In a non-cooperative setting, each government takes the other's policies as given and ignores how its own policies affect foreign factor owners and politicians. Organized import-competing industries offer campaign contributions in exchange for protection. Terms-of-trade considerations require positive tariffs, which are highest for industries with the least elastic foreign export supplies and domestic import demands. Export industries may face an export subsidy or tax. The latter becomes more likely, the lower is either the ratio of domestic output to domestic consumption or the foreign import demand elasticity.
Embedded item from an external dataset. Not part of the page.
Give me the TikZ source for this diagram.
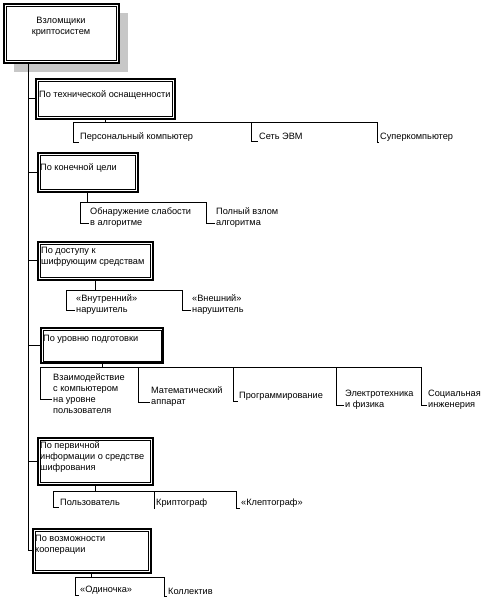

In a cooperative setting, governments enter trade talks if they expect domestic special interests to reward them for securing export industries access to foreign markets and reducing support to foreign firms in the domestic market. Incumbent politicians can always reach an agreement that yields mutual gains relative to the `trade war' equilibrium. If lobbies in both countries are equally able and willing to bid for policy support, both countries' domestic prices will be the same as under free trade. An interest group's willingness to bid for import protection or export promotion reflects its stake in the policy outcome, while the cost of its securing policy support reflects the deadweight loss of a given trade distortion and politicians' concern for aggregate welfare. Industry lobbies that are politically stronger than their foreign counterparts will secure exceptions from across-the-board tariff cuts or reductions in export promotion.